Tuesday, December 8, 2015

How the Other Half Lives


Despite the wind storm this morning, I packed up the dogs and headed into the trails.  The landscape was still muted in shades of blue and grey, with bits of color emerging with each passing minute as the winter sun reluctantly pushed above the horizon.  The trees were celebrating the wind in a wild dance, much like the mosh-pit at a night club, thrashing and swaying in unison with the gusty, blustery rhythm.

We weren’t the only ones using poor judgment, willing to risk a branch to the noggin to get some fresh air and much needed exercise.  I had one or two conversations with the regular early morning folks, hollering over the roar of the swirling wind.  I was glad  we risked it - it’s not often that you get to see white caps on the duck pond…..well, practically, anyway.

There were plenty of branches down, alright.  Mostly small to medium evergreens with an old rotten tree down in the deeper forest.  We were hopping and sidestepping, but thankfully the debris was already under us and not striking from above.

These are the days that I want to be a dog.  Or at least be a guest in my one of my dog’s brains.  With their superior sniffers, these pups seem to find every freshly downed branch and inspect it with their rubbery black noses.  There are older branches, brought down in the last storm, that they simply ignore.  It’s the ones that have just tumbled from above that they find most interesting.

I like to think that they are assembling a picture with the scents they find on these bits of nature.  Up there, in the tops of the cedar trees and the cottonwood branches, live the mysterious tree dwelling wildlife.  The owls and eagles, who fly like birds, but their breath smells of meat.  The squirrels and chipmunks that taunt the dogs with their fluffy tails and then scamper up out of reach.  The raccoons, seen only in the dark of night.  Although the dogs have seen these creatures and chased them from time to time, the high-rise tree residents remain a mystery to them.

Each sniff of a downed branch gives the pup another detail of life in the sky.  This cedar branch - sniff - this was a perch of a mama owl who sat, watched and waited for her rodent prey to carelessly come out into the open to be her owlet’s breakfast.  That cottonwood twig - sniff - that was the top rung of the ladder to the entrance of the squirrel family’s den, it may even have a tuft of fur snagged in its craggy splinters.  The hunk of moss - sniff - a pillow for a slumbering chipmunk infant, now shivering while it’s chipmunk parents scramble to reconstruct their home.

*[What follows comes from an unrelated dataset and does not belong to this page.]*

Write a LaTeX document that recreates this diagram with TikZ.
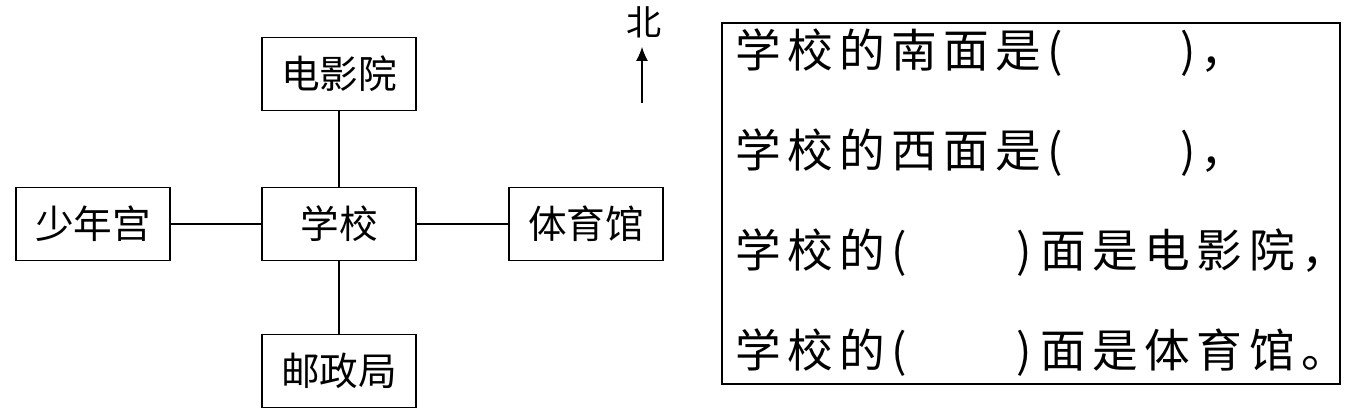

I suppose it’s a bit like we humans, who seem to enjoy watching television shows about hoarders or the rich and famous.  We’re just trying to catch a glimpse of how others live.  Maybe to make us feel better about our superior lives, or to dream about what it might be like to live in a mansion with servants.  The creatures are likely more interesting.


Unfortunately I can’t be a dog for the day, or borrow their fantastic sense of smell.  I have tried -  I picked up one of the newly fallen bits, and even took a whiff myself, but all I can tell is the kind of tree it fell from.  Since I am merely human, I’ll just have to continue to imagine why the odor of those branches is so irresistible to my canine companions.